How can we compute these values? First the basic values are $G[0][j] = j$ and $K[0][j] = 0$. And all subsequent values can be calculated from the previous values and using the automaton. To calculate the value for some $i$ we remember that the string $g_i$ consists of $g_{i-1}$, the $i$ character of the alphabet, and $g_{i-1}$. Thus the automaton will go into the state: \[\text{mid} = \text{aut}[G[i-1][j]][i]\]

\(G[i][j] = G[i-1][\text{mid}]\) The values for $K[i][j]$ can also be easily counted. \[K[i][j] = K[i-1][j] + (\text{mid} == |s|) + K[i-1][\text{mid}]\]

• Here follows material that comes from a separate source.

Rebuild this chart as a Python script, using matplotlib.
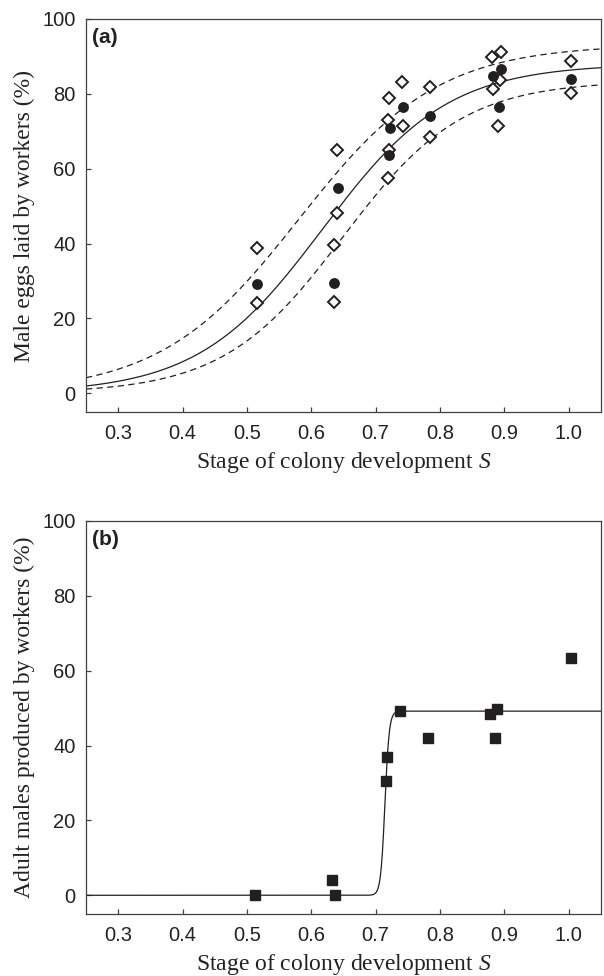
import numpy as np
import matplotlib
matplotlib.use("Agg")
import matplotlib.pyplot as plt

# ---------------- data ----------------
# Panel (a): male eggs laid by workers (%)
a_mean_x = [0.515, 0.641, 0.636, 0.743, 0.722, 0.721, 0.784, 0.894, 0.883, 0.892, 1.004]
a_mean_y = [29.3, 54.9, 29.5, 76.6, 70.8, 63.7, 74.2, 86.7, 84.8, 76.4, 84.0]

a_ind_x = [0.515, 0.515, 0.640, 0.635, 0.635, 0.640, 0.741, 0.784, 0.721, 0.719,
           0.742, 0.784, 0.721, 0.719, 0.881, 0.894, 0.893, 0.882, 0.890, 1.004, 1.004]
a_ind_y = [38.9, 24.2, 48.2, 39.5, 24.3, 65.1, 83.3, 81.8, 78.8, 73.1,
           71.3, 68.6, 65.1, 57.5, 89.8, 91.1, 83.7, 81.2, 71.5, 88.9, 80.2]

# logistic fit of panel (a): (asymptote, slope, midpoint)
a_fit = (88.0, 10.3, 0.618)
a_upper = (93.2, 9.26, 0.581)
a_lower = (83.5, 10.76, 0.649)

# Panel (b): adult males produced by workers (%)
b_x = [0.513, 0.632, 0.637, 0.716, 0.718, 0.738, 0.781, 0.878, 0.889, 0.886, 1.004]
b_y = [0.0, 4.0, 0.0, 30.5, 37.0, 49.2, 41.9, 48.4, 49.8, 41.9, 63.5]
b_fit = (49.2, 300.0, 0.7144)

x_ticks = [0.3, 0.4, 0.5, 0.6, 0.7, 0.8, 0.9, 1.0]
x_ticklabels = ["0.3", "0.4", "0.5", "0.6", "0.7", "0.8", "0.9", "1.0"]
y_ticks = [0, 20, 40, 60, 80, 100]

xlabel = "Stage of colony development $\\mathit{S}$"
ylabel_a = "Male eggs laid by workers (%)"
ylabel_b = "Adult males produced by workers (%)"


def logistic(x, p):
    A, k, x0 = p
    return A / (1.0 + np.exp(-k * (x - x0)))


# ---------------- figure ----------------
plt.rcParams["mathtext.fontset"] = "custom"
plt.rcParams["mathtext.it"] = "Liberation Serif:italic"
plt.rcParams["mathtext.rm"] = "Liberation Serif"

ink = "#231f20"
spine_c = "#404040"
fig = plt.figure(figsize=(6.04, 9.76), dpi=100)
W, H = 604.0, 976.0
ax_a = fig.add_axes([86 / W, (H - 412) / H, 515 / W, 393 / H])
ax_b = fig.add_axes([86 / W, (H - 914) / H, 515 / W, 393 / H])

xs = np.linspace(0.25, 1.05, 600)

# panel a
ax_a.plot(xs, logistic(xs, a_upper), color=ink, lw=0.9, ls=(0, (5, 3.5)))
ax_a.plot(xs, logistic(xs, a_lower), color=ink, lw=0.9, ls=(0, (5, 3.5)))
ax_a.plot(xs, logistic(xs, a_fit), color=ink, lw=0.9)
ax_a.plot(a_ind_x, a_ind_y, ls="none", marker="D", ms=6.0, mfc="white",
          mec=ink, mew=1.4, zorder=3)
ax_a.plot(a_mean_x, a_mean_y, ls="none", marker="o", ms=6.8, mfc=ink,
          mec=ink, zorder=4)

# panel b
xs_b = np.linspace(0.25, 1.05, 3000)
ax_b.plot(xs_b, logistic(xs_b, b_fit), color=ink, lw=0.9)
ax_b.plot(b_x, b_y, ls="none", marker="s", ms=7.0, mfc=ink, mec=ink, zorder=4)

for ax, yl, tag in ((ax_a, ylabel_a, "(a)"), (ax_b, ylabel_b, "(b)")):
    ax.set_xlim(0.25, 1.05)
    ax.set_ylim(-5, 100)
    ax.set_xticks(x_ticks)
    ax.set_xticklabels(x_ticklabels)
    ax.set_yticks(y_ticks)
    ax.tick_params(direction="in", length=3.5, width=0.9, color=spine_c,
                   labelsize=14.5, top=False, right=False)
    ax.tick_params(axis="y", pad=7.5)
    ax.tick_params(axis="x", pad=8.5)
    for lab in ax.get_xticklabels() + ax.get_yticklabels():
        lab.set_fontfamily("Liberation Sans")
        lab.set_color("#222222")
    for sp in ax.spines.values():
        sp.set_color(spine_c)
        sp.set_linewidth(0.9)
    ax.set_xlabel(xlabel, fontfamily="Liberation Serif", fontsize=17, color="#222222")
    ax.set_ylabel(yl, fontfamily="Liberation Serif", fontsize=17, color="#222222")
    ax.xaxis.set_label_coords(0.5, -0.097)
    ax.yaxis.set_label_coords(-0.099, 0.5)
    ax.text(0.012, 0.978, tag, transform=ax.transAxes, ha="left", va="top",
            fontfamily="Liberation Sans", fontweight="bold", fontsize=15,
            color="#222222")

fig.savefig("out.png", dpi=100)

So we can solve the problem for Gray strings, and similarly also a huge number of other similar problems. For example the exact same method also solves the following problem: we are given a string $s$ and some patterns $t_i$, each of which is specified as follows: it is a string of ordinary characters, and there might be some recursive insertions of the previous strings of the form $t_k^{\text{cnt}}$, which means that at this place we have to insert the string $t_k$ $\text{cnt}$ times. An example of such patterns: \[\begin{align} t_1 &= "abdeca"\\\\ t_2 &= "abc" + t_1^{30} + "abd"\\\\ t_3 &= t_2^{50} + t_1^{100}\\\\ t_4 &= t_2^{10} + t_3^{100} \end{align}\]

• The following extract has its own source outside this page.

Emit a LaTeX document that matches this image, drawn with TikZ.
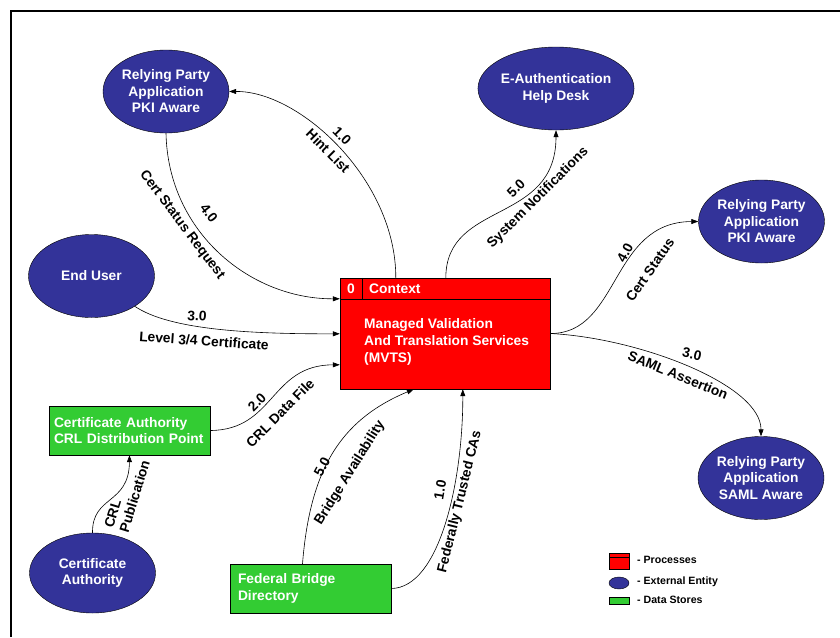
\documentclass[tikz,border=0pt]{standalone}
\usepackage{fontspec}
\setmainfont{Liberation Sans}
\usepackage{xcolor}
\usepackage{tikz}
\usetikzlibrary{arrows.meta,shapes.geometric,calc}
\definecolor{entblue}{RGB}{51,51,153}
\definecolor{storegreen}{RGB}{51,204,51}
\tikzset{
  flow/.style={-{Triangle[length=7pt,width=5pt]}, line width=0.6pt},
  flab/.style={inner sep=0pt, font=\bfseries\fontsize{13.8}{16}\selectfont},
  ext/.style={ellipse, draw, fill=entblue, text=white, minimum width=126pt, minimum height=83pt, inner sep=0pt, align=center, font=\bfseries\fontsize{13.8}{16.5}\selectfont},
  store/.style={rectangle, draw, fill=storegreen, text=white, minimum width=161pt, minimum height=49pt, inner ysep=0pt, inner xsep=5pt, text width=151pt, align=left, font=\bfseries\fontsize{13.8}{16.5}\selectfont},
  proc/.style={rectangle, draw, fill=red, minimum width=210pt, minimum height=111pt},
  ptext/.style={inner sep=0pt, text=white, font=\bfseries\fontsize{13.8}{17}\selectfont},
  legtext/.style={anchor=west, inner sep=0pt, font=\bfseries\fontsize{10.6}{12}\selectfont},
}
\begin{document}
\begin{tikzpicture}[>=Stealth, x=1pt, y=-1pt]
\useasboundingbox (0,0) rectangle (840,637);
% Frame
\draw[line width=2pt] (10.5,637) -- (10.5,10.5) -- (840,10.5);
% Process: MVTS
\node[proc] (mvts) at (445,333.5) {};
\draw ($(mvts.north west)+(0,21)$) -- ($(mvts.north east)+(0,21)$);
\draw ($(mvts.north west)+(22,0)$) -- ($(mvts.north west)+(22,21)$);
\node[ptext] (pnum) at (351,289) {0};
\node[ptext, anchor=west] (pctx) at (369,289) {Context};
\node[ptext, anchor=west, align=left] (pname) at (364,342) {Managed Validation\\And Translation Services\\(MVTS)};
% External entities
\node[ext] (rpA) at (166,91.5) {Relying Party\\Application\\PKI Aware};
\node[ext] (help) at (556,88.5) {E-Authentication\\Help Desk};
\node[ext] (rpB) at (761.5,221.5) {Relying Party\\Application\\PKI Aware};
\node[ext] (user) at (91.5,276) {End User};
\node[ext, minimum height=80pt] (ca) at (92.5,573) {Certificate\\Authority};
\node[ext] (rpS) at (761,478) {Relying Party\\Application\\SAML Aware};
% Data stores
\node[store] (crl) at (129.5,430.5) {Certificate Authority\\CRL Distribution Point};
\node[store, inner xsep=8pt, text width=145pt] (fbd) at (310.5,588.5) {Federal Bridge\\Directory};
% 1.0 Hint List
\draw[flow] ($(mvts.north west)+(56,0)$) .. controls (396,180) and (300,91) .. (rpA.east);
\node[flab, rotate=-45] (l1a) at (342,136) {1.0};
\node[flab, rotate=-45] (l1b) at (328,151) {Hint List};
% 4.0 Cert Status Request
\draw[flow] (rpA.south) .. controls (168,232) and (250,299) .. ($(mvts.north west)+(0,21)$);
\node[flab, rotate=-52] (l2a) at (209,213) {4.0};
\node[flab, rotate=-53] (l2b) at (182,225) {Cert Status Request};
% 3.0 Level 3/4 Certificate
\draw[flow] (user.-35) .. controls (170,330) and (250,334) .. ($(mvts.north west)+(0,56)$);
\node[flab, rotate=-4] (l3a) at (197,316) {3.0};
\node[flab, rotate=-4] (l3b) at (204,341) {Level 3/4 Certificate};
% 2.0 CRL Data File
\draw[flow] (crl.east) .. controls (275,430) and (270,365) .. ($(mvts.north west)+(0,87)$);
\node[flab, rotate=45] (l4a) at (257,402) {2.0};
\node[flab, rotate=45] (l4b) at (280,413) {CRL Data File};
% 5.0 Bridge Availability
\draw[flow] ($(fbd.north)+(-8,0)$) .. controls (310,470) and (340,420) .. ($(mvts.south west)+(74,0)$);
\node[flab, rotate=62] (l5a) at (322,467) {5.0};
\node[flab, rotate=58] (l5b) at (350,473) {Bridge Availability};
% 1.0 Federally Trusted CAs
\draw[flow] (fbd.east) .. controls (440,588) and (463,480) .. ($(mvts.south west)+(123,0)$);
\node[flab, rotate=80] (l6a) at (440,490) {1.0};
\node[flab, rotate=76] (l6b) at (460,502) {Federally Trusted CAs};
% CRL Publication
\draw[flow] (ca.north) .. controls (92,495) and (129,505) .. (crl.south);
\node[flab, rotate=73, align=left] (l7) at (127,494) {CRL\\Publication};
% 5.0 System Notifications
\draw[flow] ($(mvts.north west)+(106,0)$) .. controls (446,200) and (556,225) .. (help.south);
\node[flab, rotate=45] (l8a) at (516,188) {5.0};
\node[flab, rotate=45] (l8b) at (538,198) {System Notifications};
% 4.0 Cert Status
\draw[flow] (mvts.east) .. controls (620,334) and (610,222) .. (rpB.west);
\node[flab, rotate=62] (l9a) at (625,253) {4.0};
\node[flab, rotate=55] (l9b) at (650,270) {Cert Status};
% 3.0 SAML Assertion
\draw[flow] (mvts.east) .. controls (640,338) and (761,385) .. (rpS.north);
\node[flab, rotate=-12] (l10a) at (692,354) {3.0};
\node[flab, rotate=-22] (l10b) at (678,375) {SAML Assertion};
% Legend
\draw[fill=red] (609,553) rectangle (629,569);
\draw (609,557) -- (629,557);
\draw[fill=entblue] (619,583) ellipse [x radius=10, y radius=6];
\draw[fill=storegreen] (609,597) rectangle (629,604);
\node[legtext] (kproc) at (637,560) {- Processes};
\node[legtext] (kext) at (637,582) {- External Entity};
\node[legtext] (kstore) at (637,600) {- Data Stores};
\end{tikzpicture}
\end{document}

The recursive substitutions blow the string up, so that their lengths can reach the order of $100^{100}$.

We have to find the number of times the string $s$ appears in each of the strings.

The problem can be solved in the same way by constructing the automaton of the prefix function, and then we calculate the transitions in for each pattern by using the previous results.